In 1993, Pac released “Keep Ya Head Up” as the third single from his platinum-selling sophomore album Strictly 4 My N.I.G.G.A.Z. The Zapp-sampling hit would reach the Billboard Top 20, helping to cement Pac as a star. And he opened the song, a tribute to the struggle of Black womanhood, with words for Salt’s daughter.
“A lil sumthin’ for my godson Elijah and a lil girl named Corin…”
“[WE] HAD CONVERSATIONS WHERE HE TOLD ME HE RESPECTED ME,” SALT SHARES. “NOTHING HAPPENED BETWEEN US, BUT HE MET CORIN A COUPLE OF TIMES.”

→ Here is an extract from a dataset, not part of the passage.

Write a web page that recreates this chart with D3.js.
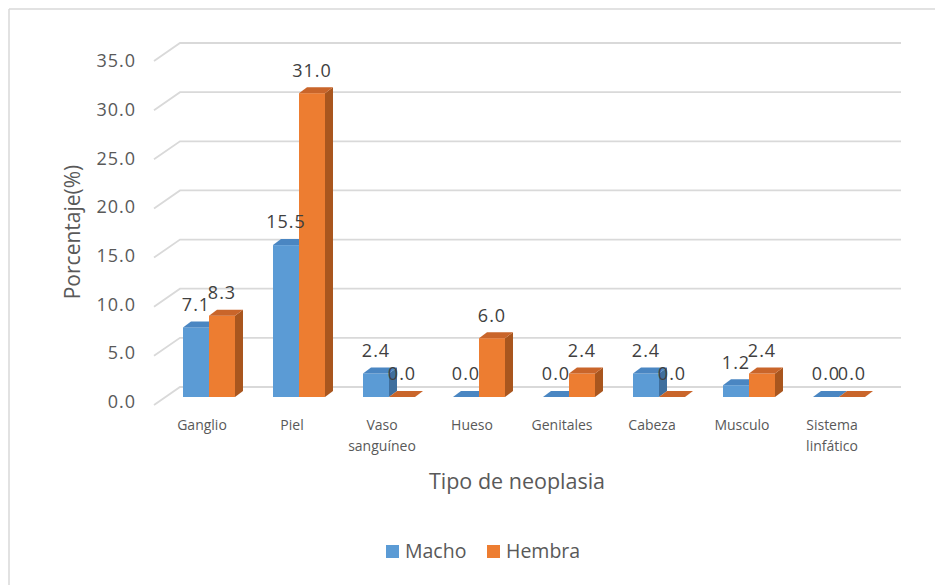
<!DOCTYPE html>
<html><head><meta charset="utf-8">
<script src="https://cdn.jsdelivr.net/npm/d3@7/dist/d3.min.js"></script>
<style>
html,body{margin:0;padding:0;background:#fff;}
svg{display:block;font-family:"Open Sans",sans-serif;}
</style></head>
<body>
<svg id="chart" width="935" height="585"></svg>
<script>
const categories = [["Ganglio"],["Piel"],["Vaso","sanguíneo"],["Hueso"],["Genitales"],["Cabeza"],["Musculo"],["Sistema","linfático"]];
const seriesNames = ["Macho","Hembra"];
const macho  = [7.1, 15.5, 2.4, 0.0, 0.0, 2.4, 1.2, 0.0];
const hembra = [8.3, 31.0, 0.0, 6.0, 2.4, 0.0, 2.4, 0.0];
const yTicks = [0,5,10,15,20,25,30,35];
const yTitle = "Porcentaje(%)";
const xTitle = "Tipo de neoplasia";

const frontCol = ["#5B9BD5","#ED7D31"];
const topCol   = ["#4A86C2","#C9652A"];
const sideCol  = ["#3F6F9E","#A9561E"];

const svg = d3.select("#chart");
const idx = d3.range(categories.length);

// scales
const x = d3.scaleBand().domain(idx).range([157, 877]).padding(0);
const xs = d3.scaleBand().domain([0,1]).range([0, 52]);
const yLab = d3.scaleLinear().domain([0,35]).range([401.5, 61]);
const yBar = d3.scaleLinear().domain([0,35]).range([397, 54]);
const yBack = d3.scaleLinear().domain([0,35]).range([387, 43]);
const dxW = 26, dyW = -18; // side wall depth
const dxB = 8, dyB = -6;   // bar depth

// frame
svg.append("line").attr("x1",9).attr("y1",9).attr("x2",935).attr("y2",9).attr("stroke","#d9d9d9").attr("stroke-width",1.5);
svg.append("line").attr("x1",9).attr("y1",9).attr("x2",9).attr("y2",585).attr("stroke","#d9d9d9").attr("stroke-width",1.5);

// gridlines: back wall + side wall
const g = svg.append("g");
yTicks.forEach(t => {
  const yb = yBack(t);
  g.append("path")
    .attr("d", `M${180-dxW},${yb-dyW} L180,${yb} L901,${yb}`)
    .attr("fill","none").attr("stroke","#d9d9d9").attr("stroke-width",1.8);
});

// y tick labels
svg.append("g").selectAll("text").data(yTicks).join("text")
  .attr("x",136).attr("y",d=>yLab(d)).attr("dy","0.35em")
  .attr("text-anchor","end").attr("font-size",18).attr("letter-spacing",1)
  .attr("fill","#595959").text(d=>d.toFixed(1));

// bars
const bars = svg.append("g");
const labels = [];
idx.forEach(i => {
  [macho[i], hembra[i]].forEach((v, s) => {
    const x0 = x(i) + 7 + (x.bandwidth()-52)/2 + xs(s);
    const w = xs.bandwidth();
    const yt = yBar(v), yb = yBar(0);
    if (v > 0) bars.append("rect").attr("x",x0).attr("y",yt).attr("width",w).attr("height",yb-yt).attr("fill",frontCol[s]);
    bars.append("path").attr("d",`M${x0+w},${yt} L${x0+w+dxB},${yt+dyB} L${x0+w+dxB},${yb+dyB} L${x0+w},${yb}Z`).attr("fill",sideCol[s]);
    bars.append("path").attr("d",`M${x0},${yt} L${x0+dxB},${yt+dyB} L${x0+w+dxB},${yt+dyB} L${x0+w},${yt}Z`).attr("fill",topCol[s]);
    labels.push({x:x0+w/2, y:yt-23, t:v.toFixed(1)});
  });
});
svg.append("g").selectAll("text").data(labels).join("text")
  .attr("x",d=>d.x).attr("y",d=>d.y).attr("dy","0.35em").attr("text-anchor","middle")
  .attr("font-size",18).attr("letter-spacing",1).attr("fill","#404040").text(d=>d.t);

// category labels
const cat = svg.append("g").selectAll("text").data(idx).join("text")
  .attr("x",i=>x(i)+x.bandwidth()/2).attr("y",425)
  .attr("text-anchor","middle").attr("font-size",14).attr("fill","#595959");
cat.each(function(i){
  const t = d3.select(this);
  categories[i].forEach((line,k)=>{
    t.append("tspan").attr("x",x(i)+x.bandwidth()/2).attr("dy", k===0?"0.35em":"21").text(line);
  });
});

// axis titles
svg.append("text").attr("x",517).attr("y",481).attr("dy","0.35em").attr("text-anchor","middle")
  .attr("font-size",21.5).attr("fill","#595959").text(xTitle);
svg.append("text").attr("transform","translate(73,232) rotate(-90)").attr("dy","0.35em").attr("text-anchor","middle")
  .attr("font-size",21).attr("fill","#595959").text(yTitle);

// legend
const leg = svg.append("g");
const legX = [386, 487];
seriesNames.forEach((n,s)=>{
  leg.append("rect").attr("x",legX[s]).attr("y",545).attr("width",13).attr("height",13).attr("fill",frontCol[s]);
  leg.append("text").attr("x",legX[s]+19).attr("y",551.5).attr("dy","0.35em").attr("font-size",19.5)
    .attr("fill","#595959").text(n);
});
</script>
</body></html>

“One day, he called me and he was like ‘I dedicated this song to your daughter.’ I just chalked it up to…” Her voice trails off, before she adds, “Me and Tupac have letters that I’ve never shown anyone.”
Salt shared a poem from one of those letters exclusively with Rock The Bells in 2020. Her bond with Shakur was special and something she has held dear since his murder in 1996.
“I feel like he saw me in a way that he respected and he wanted me to know that,” Salt says. “It was something that was probably going on in his head – to go so far as to dedicate a song to Corin, [a song] concerning me – that I’m not completely aware of. It was just a weird thing.”
2Pac would turn up in Salt-N-Pepa’s 1994 video for “Whatta Man” (with some controversy), before spending most of 1995 incarcerated at Clinton Correctional Facility in upstate New York. It was during his imprisonment that he and Salt wrote each other constantly.
“He felt like the whole world was turning against him and he was unjustly in prison,” Salt told RTB. “I told him that he could turn away from negativity and turn away from sin. He could have this new relationship directly with God.”
And there’s always the song. A song that an embattled rap superstar wrote after being inspired by his friend and her little girl.
“He was always encouraging me to be who I am and to be strong and to be proud of who I am,” she says of her late friend. “And I guess Corin made an impression on him.”